The building had to be designed to withstand wind shear forces from any direction.
A kite can withstand wind from any direction. So can a palm tree. Or a Yugo. You're not even close to what happened. You say force, like it means something to you. Just what does it mean? How much force is there in a 1 m/s wind and how much in 1 m/s airplane? Until you actually try to connect the dots you have nothing.
The difference with an aircraft impact is that it is concentrated in a small area but it is over quickly.
Being over quickly is what is so bad. Energy divided by time is power. As the time to transfer the energy decreases, the power increases. Being over quickly is what makes a bomb so destructive. Being over quickly is what makes a small slug capable of penetrating lumber when fired from a muzzle. Being over quickly is what makes a lightning stroke capable of blasting a large tree out of the ground. Do you even know the relationship between energy, power and force? You would need to start here. If you had even a clue, that is.

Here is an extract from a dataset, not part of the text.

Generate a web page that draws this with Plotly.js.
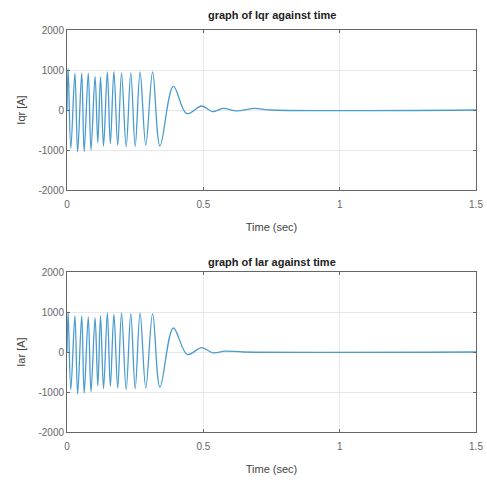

The buildings might have to withstand high winds for hours or even days.
Another consequence of practicing physics without a license. The upper limit on power is
P = 1/2 ρ A v[sup]3[/sup].
A is surface area, ρ is the density of air, and v is the wind velocity. Now just how much power are you talking about? Hint: stick with kilograms, meters, seconds, or you'll screw it up.
The towers were designed to sway 36 inches at the top in a 150 mph wind. So that might come to 26 inches at the 81st floor where the plane impacted the south tower.
Since the principle in a collision is conservation of energy, not conservation of sway, you have to be able to explain why this matters. Until you address the laws of physics, you can't possibly hope to pretend to use numbers and expect it to mean anything. I can get all the numbers I want from a lotto ticket. Then we can sit and argue all day about which numbers rule, and which drool. So far, yours just suck, as in a vacuum, since they need math to have any practical use.
The empirical data from the NIST indicates the building deflected 15 inches and then oscillated for four minutes.
Empirical? You mean someone just happened to have a laser on a reflector at the 81st floor at the time the plane slammed into it? Suppose I told you the number was 16". Or 14". Can you say with certainty that the building would still be standing under any amount of sway? "Build to withstand 36 inches" is irrelevant, just as "good for 50,000 miles" is irrelevant to getting a flat tire. You can overinflate a new tire the day you buy it and you'll wake up with a steel plate in your head. Which is kind of what your pseudoscience is like. And compressed air - that's just like the wind right? When you get around to proving to me that a jetliner slamming into a building has less power than a high wind, you lead me down this blind alley. Until then, this is all styrofoam.
Your physics drama is so impressive! I notice you don't actually include any hard data about anything.
Says the dramaturge. It's not the hard data that's the killer for you, it's the math and science that applies them that leaves you on the 81st floor trying to bat away an incoming aircraft with a large fan. See if you can do a simple math problem. Or at least be able to speak intelligently about the implications of the math rather than pulling conclusions out of your tailpipe.